In Eastern Europe and the old Soviet Union, the euphoria of 1989 gave way in the 1990s to hard times, as the IMF took advantage of the transition from communism to impose “shock therapy,” or the rapid and comprehensive imposition of market processes. The process led to a tripling of the number people living in poverty to 100 million. Although in Eastern Europe, most liberal democratic regimes were able to survive the association with radical adjustment, in Russia and its former dependencies in Central Asia, the mafia capitalism that shock therapy spawned led people to tolerate if not support the return or persistence of authoritarian regimes such as that of Vladimir Putin in Russia.  By 2010, according to one analysis, some 80 percent of the residents of the former Soviet Union were still living or were back under authoritarian regimes.

Reviving the Democratic Imagination

The political imagination narrowed, with democracy emptied of its direct, unmediated character, dominated by competing elites, and unable to shake off its association with radical, poverty-creating market reform.

The first significant challenge to the ossification of the democratic impulse took place in Latin America, where in the first decade of the new century, the disenchantment with neoliberalism, the emergence of innovative populist political parties and movements, and the mobilization of civil society all combined to open up new avenues for popular intervention in the political process in Venezuela, Ecuador, and Bolivia.

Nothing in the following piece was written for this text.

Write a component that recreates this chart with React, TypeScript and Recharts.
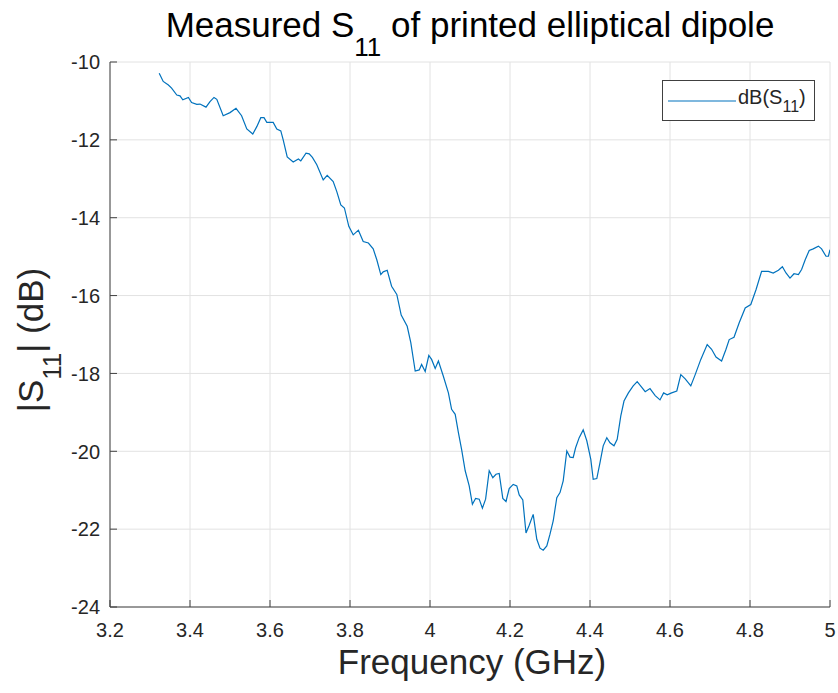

The Arab Revolution extends this challenge to the democratic imagination to create institutions that will promote greater direct intervention by citizens, sustain popular participation in decision-making, block the subversion of the electoral process by elite interests and money politics, and reestablish the primordial link between liberty, fraternity, and equality that has animated all great democratic upheavals since the French Revolution.

The Arab Revolution has two things going for it in meeting this challenge of liberating the democratic imagination. First, the youth who spearheaded it are less bound to respect the prescriptions of traditional representative democracy and likely to be more innovative in entertaining the possibilities offered by information technology in elaborating new, more direct forms of representation, much like they used information technology to subvert the traditional mechanisms of repression and mobilize the crowds that overthrew the repressive dictatorships.

Second, neoliberal pro-market reforms are in severe disrepute, which was not the case in the 1980s and 1990s. The liberalization of capital flows has provoked several crises, including the current global downturn, while trade liberalization has resulted in the displacement of local agricultural producers and local manufacturers by foreign imports. More than at any other time since the Reagan-Thatcher neoliberal revolution in the 1980s, radical free market solutions lack credibility. Owing to the lack of alternative frameworks, however, neoliberal policies remain the default mode among economists and technocrats.

The revolutionary democrats of the Arab world have an opportunity to bring about the next stage in the global democratic revolution. Will they accept the challenge, or will they withdraw back to private life, as some have indicated, leaving older generations of politicians to come to center-stage with their tired, archaic western models of representative democracy?

- Walden Bello, Senior analyst at Philippine think-tank Focus on the Global South, TNI fellow and Akbayan representative in the Filipino Congress.